Municipal consultants are used in various aspects of the project review. Consultant services are required but can present some risks to the municipality.
These include considerations such as whether one actually needs particular services, whether the best combination of services is being provided, comparing the cost of what are often radically different forms of service offerings and monitoring the work done.
However, special difficulties arise even in such basic areas as trying to define the kind of services that a municipality wishes to buy.
For example, Audit Scotland, conducting a study on behalf of the auditor general for Scotland, noted the nature of consulting creates a number of difficulties for the public sector in dealing with consultants.
Specifically, it stated that: “It is often hard to understand what consultants do. The term itself covers a huge variety of work and consultancies often operate in a way that makes it difficult for clients to see what they do. It is also difficult to assess if consultants are providing value for money. Because it is difficult to understand what consultants do, it is hard to determine if this represents value for money. The range of activities undertaken and the difficulty of separating cause and effect complicate attempts to quantify the benefits from using consultants.”
A Management Consultancies Association study found almost half of organizations have not attempted to quantify the return on investment from using consultants. It can be difficult to separate the roles played by consultants and clients.
Successful projects are likely to require close working relationships between consultant and client. There are benefits arising from the development of these relationships but it can be difficult to maintain independence, objectivity, ownership and accountability.
Consulting firms have commercial drivers as well as meeting their clients’ needs. Clients need to be aware of potential conflicts of interest when they seek advice from consultants.
For example, consultants may be rewarded by their employers based on the amount of revenue they earn and this could influence the advice they provide.
I do agree with a lot of the Audit Scotland review.
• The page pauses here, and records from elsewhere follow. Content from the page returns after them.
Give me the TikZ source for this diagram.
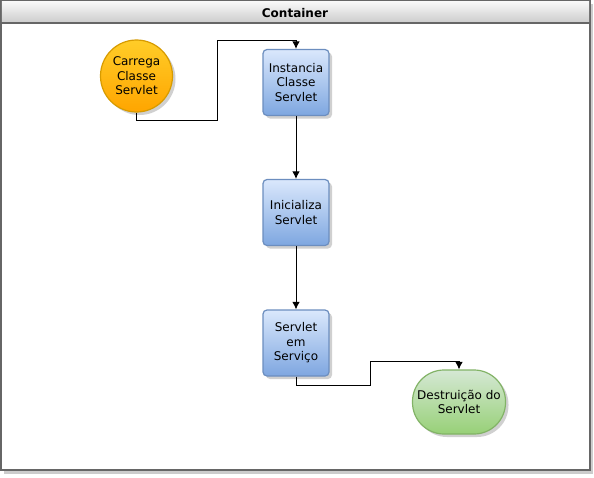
\documentclass[tikz,border=0pt]{standalone}
\usepackage{fontspec}
\setmainfont{DejaVu Sans}
\usetikzlibrary{shadows,arrows.meta}
\definecolor{bluetop}{HTML}{DAE8FC}
\definecolor{bluebot}{HTML}{7EA6E0}
\definecolor{blueline}{HTML}{6C8EBF}
\definecolor{orangetop}{HTML}{FFCD28}
\definecolor{orangebot}{HTML}{FFA500}
\definecolor{orangeline}{HTML}{D79B00}
\definecolor{greentop}{HTML}{D5E8D4}
\definecolor{greenbot}{HTML}{97D077}
\definecolor{greenline}{HTML}{82B366}
\begin{document}
\begin{tikzpicture}[
        x=1pt, y=-1pt,
        font=\fontsize{12}{14.5}\selectfont,
        schatten/.style={drop shadow={shadow xshift=3pt, shadow yshift=-3pt, fill=black!30, opacity=0.6}},
        schritt/.style={rectangle, rounded corners=4pt, draw=blueline, line width=1.2pt, top color=bluetop, bottom color=bluebot,
                        minimum width=66pt, minimum height=66pt, align=center, schatten},
        start/.style={circle, draw=orangeline, line width=1.2pt, top color=orangetop, bottom color=orangebot,
                      minimum size=72pt, inner sep=0pt, align=center, schatten},
        ende/.style={rectangle, rounded corners=31.5pt, draw=greenline, line width=1.2pt, top color=greentop, bottom color=greenbot,
                     minimum width=93pt, minimum height=64pt, inner sep=0pt, align=center, schatten},
        conn/.style={line width=1pt, -{Latex[length=7.5pt,width=7.5pt]}}
    ]
    \useasboundingbox (0, 0) rectangle (594, 477);

    % Rahmen
    \fill[black!20] (4, 4) rectangle (593, 474);
    \draw[black!60, line width=1.5pt, fill=white] (1, 1) rectangle (590, 470);
    \shade[top color=black!3, bottom color=black!20] (1.8, 1.8) rectangle (589.2, 23);
    \draw[black!60, line width=1.5pt] (1, 23) -- (590, 23);
    \node[font=\fontsize{12}{14.5}\selectfont\bfseries] (titel) at (295, 13) {Container};

    % Knoten
    \node[start] (carrega) at (136.5, 76) {Carrega\\Classe\\Servlet};
    \node[schritt] (instancia) at (296, 82.5) {Instancia\\Classe\\Servlet};
    \node[schritt] (inicializa) at (296, 212.5) {Inicializa\\Servlet};
    \node[schritt] (servico) at (296, 343) {Servlet\\em\\Serviço};
    \node[ende] (destruicao) at (459, 402) {Destruição do\\Servlet};

    % Verbindungen
    \draw[conn] (carrega.south) -- ++(0, 8) -| (217, 40) -| (instancia.north);
    \draw[conn] (instancia) -- (inicializa);
    \draw[conn] (inicializa) -- (servico);
    \draw[conn] (servico.south) -- ++(0, 9) -| (370, 361) -| (destruicao.north);
\end{tikzpicture}
\end{document}
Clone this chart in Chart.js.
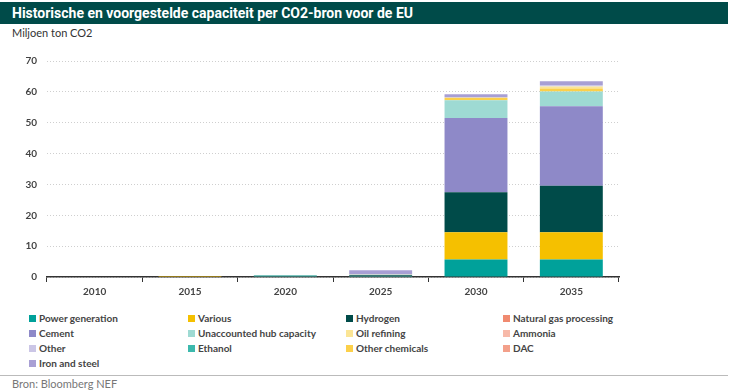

However, being a consultant myself, once you get involved in one of these major projects the scope sometimes changes and creates extra hours related to the assignment.
It is difficult with this type of work to assess the value for money aspect of the tasks the consultants are often asked to complete.
In any transaction, it is necessary for the customer to know what it is trying to achieve. In the consultancy context, this means it is necessary to be able to gauge accurately when a consultant’s advice is needed. Lack of subject matter expertise may compromise the ability of the prospective municipal client to engage a consultant at the optimal time.
This problem can be well illustrated using a private sector example. Often the need for professional tax advice does not become evident until after the transaction concerned is closed. By that time, the benefit of the tax advice is too late. More generally, the fact that a perceived transaction may give rise to legal problems is often not appreciated by non-lawyers until a point at which it is impossible to avoid those problems.
The counter-balance to retaining a consultant later than necessary is the risk of bringing in a consultant when there is no need to do so at all.
In engaging a consulting firm, a municipality may expect to obtain a wide range of different benefits. For the most part, some benefit of the kind expected is usually obtained, but there are very often complicating factors that make it difficult for any municipality to be sure the consultancy arrangement results in an optimal solution.